Headquarters of the South African Development Community in Gaborone, Botswana. (Photo: Wikimedia Commons)

Headquarters of the South African Development Community in Gaborone, Botswana. (Photo: Wikimedia Commons)

Much of the discussion at last year’s landmark U.S.-Africa Leaders Summit in Washington, DC, focused on transatlantic trade and investment between the U.S. and African countries – for example, the need to renew the African Growth and Opportunity Act, which aims to promote trade with the U.S. by removing tariffs on a number of African exports. Another theme that was prevalent throughout the summit, however, was the need to open up borders, reduce barriers, and increase trade between African nations.

It’s becoming quite common to talk about the rise of Africa and the potential return on investment in a continent often compared, demographically and economically, to countries like China and India. In fact, even developing sub-Saharan Africa is slightly richer than India on a per capita basis, and the continent as a whole has a larger GDP. The economic potential of Africa’s billion people, as both workers and consumers, is only beginning to be tapped.

These statistics are accurate and encouraging, but they can also be slightly misleading. Africa is not a single country, like China or India. It is 54 different countries with 54 different sets of borders and laws creating 54 fragmented, often tiny markets.
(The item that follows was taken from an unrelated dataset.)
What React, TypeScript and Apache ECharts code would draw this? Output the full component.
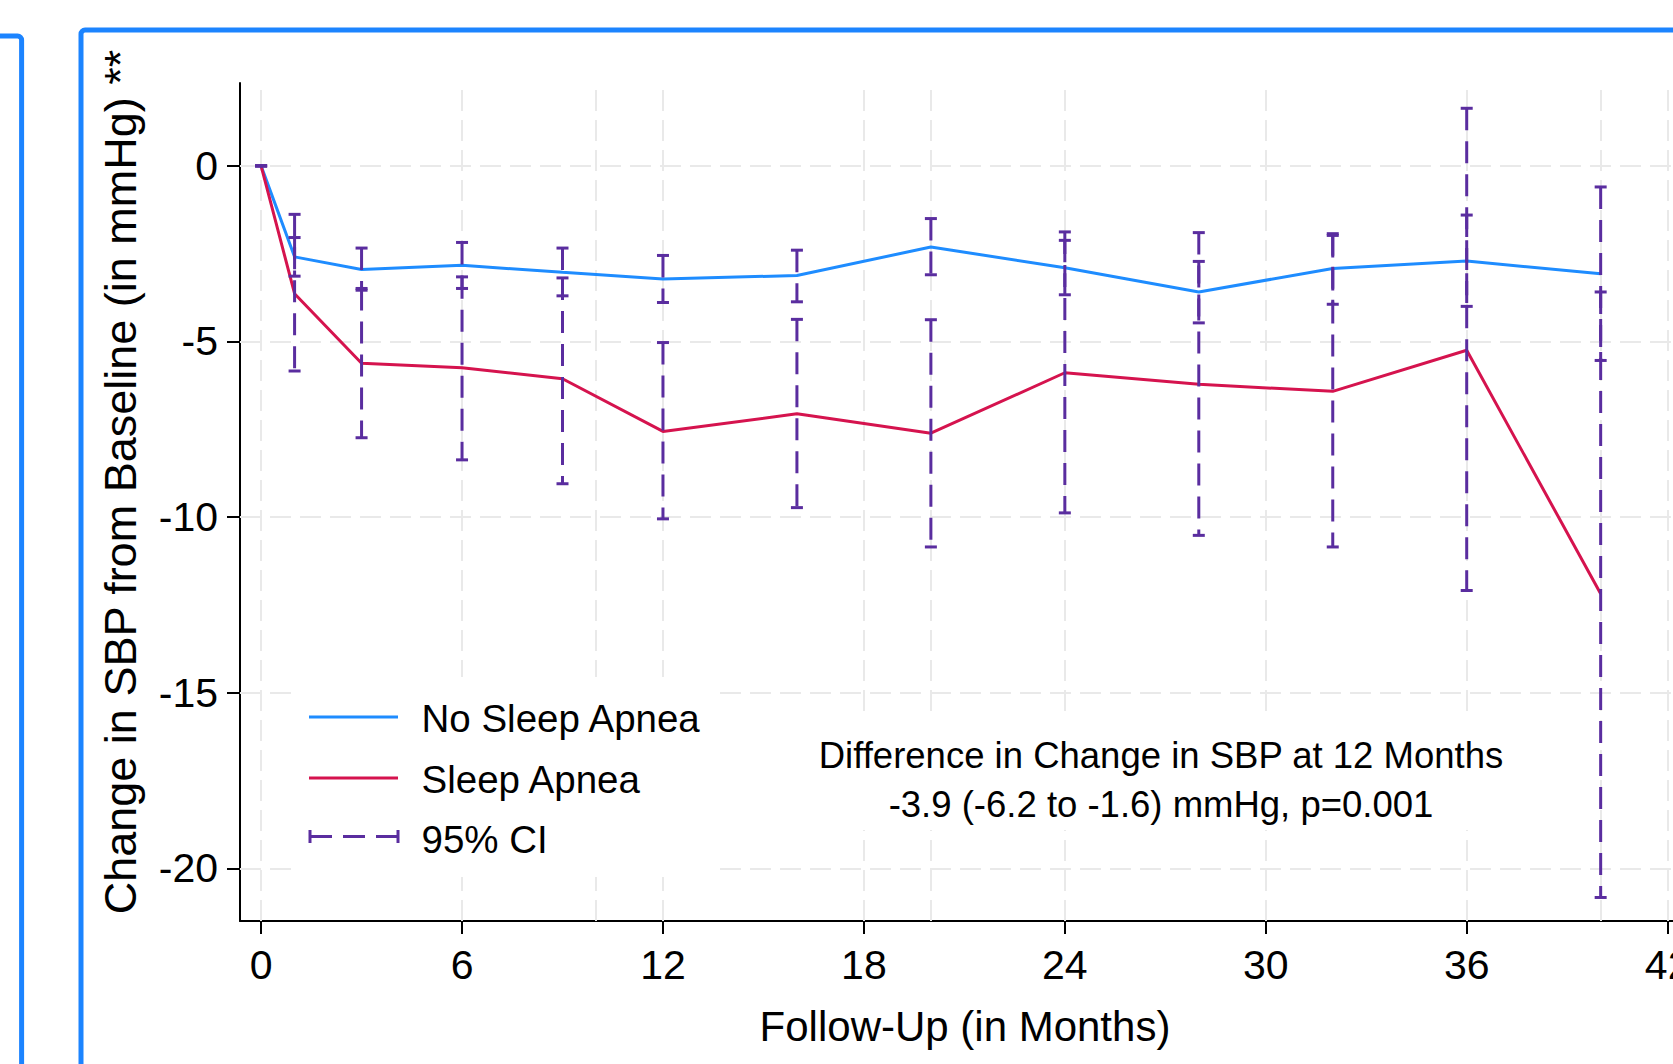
import React, { useEffect, useRef } from 'react';
import * as echarts from 'echarts';

// ---- data ----
const months = [0, 1, 3, 6, 9, 12, 16, 20, 24, 28, 32, 36, 40];
const noApneaMean = [0, -2.59, -2.95, -2.83, -3.03, -3.22, -3.12, -2.31, -2.9, -3.59, -2.92, -2.71, -3.07];
const noApneaLow = [0, -3.14, -3.54, -3.49, -3.7, -3.89, -3.87, -3.1, -3.67, -4.47, -3.94, -4.0, -5.54];
const noApneaHigh = [0, -2.04, -2.34, -2.18, -2.34, -2.55, -2.4, -1.5, -2.12, -2.72, -1.93, -1.4, -0.6];
const apneaMean = [0, -3.64, -5.62, -5.75, -6.06, -7.56, -7.06, -7.61, -5.89, -6.22, -6.42, -5.25, -12.18];
const apneaLow = [0, -5.84, -7.74, -8.37, -9.05, -10.05, -9.73, -10.85, -9.88, -10.52, -10.85, -12.09, -20.83];
const apneaHigh = [0, -1.38, -3.49, -3.16, -3.19, -5.03, -4.37, -4.38, -1.88, -1.9, -1.98, 1.64, -3.59];

const xTickValues = [0, 6, 12, 18, 24, 30, 36, 42];
const yTickValues = [0, -5, -10, -15, -20];
const xGridValues = [0, 6, 10, 12, 18, 20, 24, 30, 36, 40, 42];
const yGridValues = [0, -5, -10, -15, -20];

const seriesNames = ['No Sleep Apnea', 'Sleep Apnea', '95% CI'];
const xTitle = 'Follow-Up (in Months)';
const yTitle = 'Change in SBP from Baseline (in mmHg) **';
const noteLines = ['Difference in Change in SBP at 12 Months', '-3.9 (-6.2 to -1.6) mmHg, p=0.001'];

// ---- styles ----
const FONT = '"Liberation Sans", Arial, Helvetica, sans-serif';
const BLUE = '#1e8cff';
const RED = '#d5134e';
const PURPLE = '#5a2d9f';
const FRAME = '#1c84ff';
const GRID = '#e9e9e9';

function ciRender(params: any, api: any) {
  const x = api.value(0);
  const lo = api.value(1);
  const hi = api.value(2);
  const pHi = api.coord([x, hi]);
  const pLo = api.coord([x, lo]);
  const half = 6;
  return {
    type: 'group',
    children: [
      {
        type: 'line',
        shape: { x1: pHi[0], y1: pHi[1], x2: pLo[0], y2: pLo[1] },
        style: { stroke: PURPLE, lineWidth: 3, lineDash: [22, 11] },
      },
      {
        type: 'line',
        shape: { x1: pHi[0] - half, y1: pHi[1], x2: pHi[0] + half, y2: pHi[1] },
        style: { stroke: PURPLE, lineWidth: 3 },
      },
      {
        type: 'line',
        shape: { x1: pLo[0] - half, y1: pLo[1], x2: pLo[0] + half, y2: pLo[1] },
        style: { stroke: PURPLE, lineWidth: 3 },
      },
    ],
  };
}

function buildOption() {
  const textBase = { fontFamily: FONT, fill: '#000' };
  return {
    animation: false,
    backgroundColor: '#fff',
    grid: { left: 240, top: 83, right: 0, bottom: 143, containLabel: false, outerBoundsMode: 'none' },
    xAxis: {
      type: 'value',
      min: -0.63,
      max: 42.16,
      axisLine: { show: true, onZero: false, lineStyle: { color: '#000', width: 2 } },
      axisTick: { show: true, customValues: xTickValues, length: 13, lineStyle: { color: '#000', width: 2 } },
      axisLabel: { customValues: xTickValues, fontSize: 41, fontFamily: FONT, color: '#000', margin: 23 },
      splitLine: { show: false },
      name: xTitle,
      nameLocation: 'middle',
      nameGap: 84,
      nameTextStyle: { fontSize: 42, fontFamily: FONT, color: '#000', padding: [0, 0, 0, 17] },
    },
    yAxis: {
      type: 'value',
      min: -21.5,
      max: 2.36,
      axisLine: { show: true, onZero: false, lineStyle: { color: '#000', width: 2 } },
      axisTick: { show: true, customValues: yTickValues, length: 13, lineStyle: { color: '#000', width: 2 } },
      axisLabel: { customValues: yTickValues, fontSize: 41, fontFamily: FONT, color: '#000', margin: 22 },
      splitLine: { show: false },
    },
    series: [
      {
        type: 'line',
        name: seriesNames[0],
        data: months.map((m, i) => [m, noApneaMean[i]]),
        symbol: 'none',
        showSymbol: false,
        lineStyle: { color: BLUE, width: 3 },
        itemStyle: { color: BLUE },
        z: 2,
        silent: true,
        markLine: {
          silent: true,
          symbol: 'none',
          z: 1,
          label: { show: false },
          lineStyle: { color: GRID, width: 2, type: [21, 9] },
          emphasis: { disabled: true },
          data: [
            ...xGridValues.map((v) => ({ xAxis: v })),
            ...yGridValues.map((v) => ({ yAxis: v })),
          ],
        },
      },
      {
        type: 'line',
        name: seriesNames[1],
        data: months.map((m, i) => [m, apneaMean[i]]),
        symbol: 'none',
        showSymbol: false,
        lineStyle: { color: RED, width: 3 },
        itemStyle: { color: RED },
        z: 2,
        silent: true,
      },
      {
        type: 'custom',
        name: seriesNames[2],
        data: months.map((m, i) => [m, noApneaLow[i], noApneaHigh[i]]),
        encode: { x: 0, y: [1, 2] },
        renderItem: ciRender,
        z: 3,
        silent: true,
      },
      {
        type: 'custom',
        name: seriesNames[2],
        data: months.map((m, i) => [m, apneaLow[i], apneaHigh[i]]),
        encode: { x: 0, y: [1, 2] },
        renderItem: ciRender,
        z: 3,
        silent: true,
      },
    ],
    graphic: {
      elements: [
        // outer blue frames
        {
          type: 'rect',
          silent: true,
          shape: { x: -100, y: 36, width: 121.6, height: 2000, r: 4 },
          style: { fill: 'none', stroke: FRAME, lineWidth: 5 },
        },
        {
          type: 'rect',
          silent: true,
          shape: { x: 81, y: 30, width: 2000, height: 2000, r: 4 },
          style: { fill: 'none', stroke: FRAME, lineWidth: 5 },
        },
        // y axis title
        {
          type: 'text',
          silent: true,
          x: 120,
          y: 482,
          rotation: Math.PI / 2,
          style: { ...textBase, text: yTitle, fontSize: 45, align: 'center', verticalAlign: 'middle' },
        },
        // legend
        {
          type: 'rect',
          silent: true,
          z: 10,
          shape: { x: 292, y: 677, width: 425, height: 200 },
          style: { fill: '#fff' },
        },
        {
          type: 'line',
          silent: true,
          z: 11,
          shape: { x1: 309, y1: 717, x2: 398, y2: 717 },
          style: { stroke: BLUE, lineWidth: 3 },
        },
        {
          type: 'text',
          silent: true,
          z: 11,
          x: 421.5,
          y: 718.5,
          style: { ...textBase, text: seriesNames[0], fontSize: 38.5, align: 'left', verticalAlign: 'middle' },
        },
        {
          type: 'line',
          silent: true,
          z: 11,
          shape: { x1: 309, y1: 778, x2: 398, y2: 778 },
          style: { stroke: RED, lineWidth: 3 },
        },
        {
          type: 'text',
          silent: true,
          z: 11,
          x: 421.5,
          y: 779,
          style: { ...textBase, text: seriesNames[1], fontSize: 38.5, align: 'left', verticalAlign: 'middle' },
        },
        {
          type: 'line',
          silent: true,
          z: 11,
          shape: { x1: 310, y1: 836.5, x2: 398, y2: 836.5 },
          style: { stroke: PURPLE, lineWidth: 3, lineDash: [22, 11] },
        },
        {
          type: 'line',
          silent: true,
          z: 11,
          shape: { x1: 310, y1: 830, x2: 310, y2: 843 },
          style: { stroke: PURPLE, lineWidth: 3 },
        },
        {
          type: 'line',
          silent: true,
          z: 11,
          shape: { x1: 398, y1: 830, x2: 398, y2: 843 },
          style: { stroke: PURPLE, lineWidth: 3 },
        },
        {
          type: 'text',
          silent: true,
          z: 11,
          x: 421.5,
          y: 839,
          style: { ...textBase, text: seriesNames[2], fontSize: 38.5, align: 'left', verticalAlign: 'middle' },
        },
        // annotation
        {
          type: 'rect',
          silent: true,
          z: 10,
          shape: { x: 800, y: 720, width: 722, height: 110 },
          style: { fill: '#fff' },
        },
        {
          type: 'text',
          silent: true,
          z: 11,
          x: 1161,
          y: 755,
          style: { ...textBase, text: noteLines[0], fontSize: 36.5, align: 'center', verticalAlign: 'middle' },
        },
        {
          type: 'text',
          silent: true,
          z: 11,
          x: 1161,
          y: 804,
          style: { ...textBase, text: noteLines[1], fontSize: 36.5, align: 'center', verticalAlign: 'middle' },
        },
      ],
    },
  };
}

export default function App() {
  const ref = useRef<HTMLDivElement>(null);
  useEffect(() => {
    if (!ref.current) return;
    const chart = echarts.init(ref.current, null, { renderer: 'svg' });
    chart.setOption(buildOption() as any);
    return () => {
      chart.dispose();
    };
  }, []);
  return (
    <div
      ref={ref}
      style={{ position: 'fixed', left: 0, top: 0, width: 1673, height: 1064, background: '#fff' }}
    />
  );
}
Doing business in China or India means over a billion people as potential customers or employees. But there is no equivalent “African market.” Investing in Cameroon does not give you much access to Algeria or Zimbabwe, or any country in between. High tariffs, bureaucratic red tape at the borders, and poor infrastructure all make it hard for goods, capital, and workers to move freely through the continent.

Undeniable progress has been made in regards to tariffs, with the establishment of regional trade blocs such as the Southern African Development Community (SADC), Economic Community of West African States (ECOWAS), and the East African Community (EAC). Yet there is still much that needs to be done to unite the continent and also to integrate it with the rest of the world.